And yes, i thought the reserve unit was also a recruiting center? because on www.forces.ca under "Find a recruitment center" it lists this, since i live quite near here. 

So, i was assuming i could just go here to talk to a recruiter? Then apply and get all that stuff done, then start my time in the reserve forces?


----------



## m.k (15 Dec 2011)

At a Regular Force recruiting centre you are almost guaranteed to be able to talk to someone the first time you walk in/call. From what I have heard it can take longer to reach someone in charge of recruiting at a Reserve unit.


----------



## jaykay (15 Dec 2011)

m.k said:
			
		

> At a Regular Force recruiting centre you are almost guaranteed to be able to talk to someone the first time you walk in/call. From what I have heard it can take longer to reach someone in charge of recruiting at a Reserve unit.



Oh i see, so, i could talk to a recruiter at a Reg Force recruiting center even if i'm joining Reserves? But the Reg force center is also a lot further from me, so i'm assuming i'd just be able to call the Reserve center and set up an appointment?


----------



## m.k (15 Dec 2011)

A recruiter at a Reg F RC will be able to give you information on both Reg and Res components. 

When it comes to actually applying for the Res F, you will need to do that through the unit in question (Royal Westminster Regiment). 

If you need questions answered it would be more efficient to do so by calling someone who's full time job is to answer your questions. IE call one of the numbers provided.


----------



## MikeL (15 Dec 2011)

Because it seems you lack search skills.. - really dude,  just start thinking a bit more when you type into Google.. it's really easy.. terms like "Army Reserve British Columbia" "Reserve Infantry Vancouver", etc would have worked and found you the units.  Because of the time of year it is now,  the Reserve units may be stood down(not open) untill after the holidays,  when you get a chance call up the Reserve units you are interested in to confirm times/dates they are open.

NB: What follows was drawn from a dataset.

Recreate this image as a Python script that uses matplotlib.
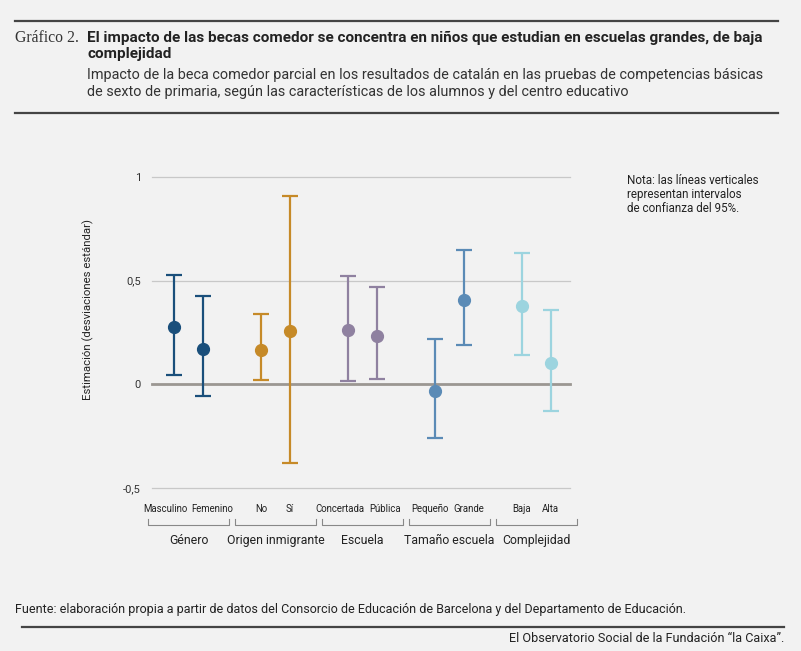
import matplotlib.pyplot as plt

# Data
groups = ['Género', 'Origen inmigrante', 'Escuela', 'Tamaño escuela', 'Complejidad']
categories = ['Masculino', 'Femenino', 'No', 'Sí', 'Concertada', 'Pública',
              'Pequeño', 'Grande', 'Baja', 'Alta']
estimate = [0.275, 0.172, 0.168, 0.259, 0.264, 0.232, -0.034, 0.407, 0.378, 0.105]
ci_low = [0.045, -0.056, 0.021, -0.38, 0.018, 0.024, -0.258, 0.188, 0.142, -0.127]
ci_high = [0.527, 0.424, 0.34, 0.907, 0.523, 0.469, 0.221, 0.647, 0.634, 0.357]
group_colors = ['#1a4f7b', '#c68a28', '#8f81a0', '#5b8bb6', '#9cd4df']
y_ticks = [-0.5, 0, 0.5, 1]
y_tick_labels = ['-0,5', '0', '0,5', '1']

font = 'Roboto'
bg = '#f2f2f2'

fig = plt.figure(figsize=(8.01, 6.51), dpi=100, facecolor=bg)
W, H = 801, 651

def fx(px):
    return px / W

def fy(py):
    return 1 - py / H

# header
fig.add_artist(plt.Line2D([fx(15), fx(778)], [fy(21), fy(21)], color='#444444', lw=1.6))
fig.add_artist(plt.Line2D([fx(15), fx(778)], [fy(113), fy(113)], color='#444444', lw=1.6))
fig.text(fx(15), fy(38), 'Gráfico 2.', family='Liberation Serif', fontsize=11.3,
         color='#333333', va='center')
fig.text(fx(87), fy(38), 'El impacto de las becas comedor se concentra en niños que estudian en escuelas grandes, de baja',
         family=font, fontweight='bold', fontsize=10.95, color='#222222', va='center')
fig.text(fx(87), fy(54), 'complejidad', family=font, fontweight='bold', fontsize=10.95,
         color='#222222', va='center')
fig.text(fx(87), fy(75), 'Impacto de la beca comedor parcial en los resultados de catalán en las pruebas de competencias básicas',
         family=font, fontsize=10.4, color='#333333', va='center')
fig.text(fx(87), fy(92), 'de sexto de primaria, según las características de los alumnos y del centro educativo',
         family=font, fontsize=10.4, color='#333333', va='center')

# footer
fig.text(fx(15), fy(610), 'Fuente: elaboración propia a partir de datos del Consorcio de Educación de Barcelona y del Departamento de Educación.',
         family=font, fontsize=9.0, color='#222222', va='center')
fig.add_artist(plt.Line2D([fx(22), fx(784)], [fy(627), fy(627)], color='#444444', lw=1.6))
fig.text(fx(784), fy(638), 'El Observatorio Social de la Fundación “la Caixa”.',
         family=font, fontsize=9.1, color='#222222', va='center', ha='right')

# note
fig.text(fx(627), fy(174), 'Nota: las líneas verticales\nrepresentan intervalos\nde confianza del 95%.',
         family=font, fontsize=8.4, color='#222222', va='top', linespacing=1.1)

# main axes
ax = fig.add_axes([fx(152), fy(488.3), fx(570) - fx(152), (488.3 - 176.7) / H])
ax.set_facecolor(bg)
ax.set_xlim(-0.76, 13.66)
ax.set_ylim(-0.5, 1)
for s in ax.spines.values():
    s.set_visible(False)

for yv in y_ticks:
    if yv == 0:
        ax.axhline(yv, color='#9b9792', lw=2, zorder=1, clip_on=False)
    else:
        ax.axhline(yv, color='#c8c8c8', lw=0.9, zorder=1, clip_on=False)

positions = []
for i in range(len(categories)):
    g = i // 2
    x = g * 3 + i % 2
    positions.append(x)
    ax.errorbar(x, estimate[i],
                yerr=[[estimate[i] - ci_low[i]], [ci_high[i] - estimate[i]]],
                fmt='o', color=group_colors[g], ms=8.5, elinewidth=1.6,
                capsize=6, capthick=1.6, zorder=3, clip_on=False)

ax.set_yticks(y_ticks)
ax.set_yticklabels(y_tick_labels, family=font, fontsize=8, color='#333333')
ax.tick_params(axis='y', length=0, pad=8)
ax.set_xticks([])

trans = ax.get_xaxis_transform()
cat_texts = []
for i, c in enumerate(categories):
    t = ax.text(positions[i], -0.066, c, transform=trans, ha='center', va='center',
                family=font, fontsize=6.9, color='#222222', clip_on=False)
    cat_texts.append(t)

# push apart category labels of a pair when they collide
renderer = fig.canvas.get_renderer()
px_unit = ax.transData.transform((1, 0))[0] - ax.transData.transform((0, 0))[0]
for g in range(len(groups)):
    tl, tr = cat_texts[2 * g], cat_texts[2 * g + 1]
    bl = tl.get_window_extent(renderer)
    br = tr.get_window_extent(renderer)
    overlap = bl.x1 + 4 - br.x0
    if overlap > 0:
        shift = overlap / 2 / px_unit
        tl.set_x(tl.get_position()[0] - shift)
        tr.set_x(tr.get_position()[0] + shift)

for g, name in enumerate(groups):
    center = g * 3 + 0.5
    left, right = center - 1.41, center + 1.41
    ax.plot([left, left, right, right], [-0.098, -0.118, -0.118, -0.098],
            transform=trans, color='#888888', lw=0.8, clip_on=False)
    ax.text(center, -0.169, name, transform=trans, ha='center', va='center',
            family=font, fontsize=8.8, color='#222222', clip_on=False)

fig.text(fx(88), fy(310), 'Estimación (desviaciones estándar)', rotation=90,
         family=font, fontsize=8.2, color='#222222', ha='center', va='center')

fig.savefig('out.png', dpi=100, facecolor=bg)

Google 39 Canadian Brigade Group - All Army Reserve units in BC are part of this Brigade.  Seeing as you are in the Lower Mainland and want Combat Arms, the units are..


INFANTRY
Royal Westminister Regiment
Seaforth Highlanders of Canada

ARMOUR RECCE
British Columbia Regiment

ARTILLERY
15 Field Artillery Regiment, RCA

COMBAT ENGINEER
6 Engineer Squadron/39 Combat Engineer Regiment




			
				jaykay said:
			
		

> I was just curious as to what "B COMPANY" means? Whats A Company then?



Like I said in your other thread, Army units are broken down into smaller sub units.  B Company is a Rifle Company within the Royal Westminister Regiment,  so is A Company.  The Company would be broken down into smaller sub units called Platoons, and the Platoons are broken into Sections then Fire Teams.  Don't think to much about what all the terminology means,  it will be explained to you if you get in and it will make more sense.


----------



## Bruce Monkhouse (15 Dec 2011)

Greymatters said:
			
		

> This is the message that far too many members of the general public believe and propogate, including not just anti-war and anti-military supporters, but even some of our current politicians believe this.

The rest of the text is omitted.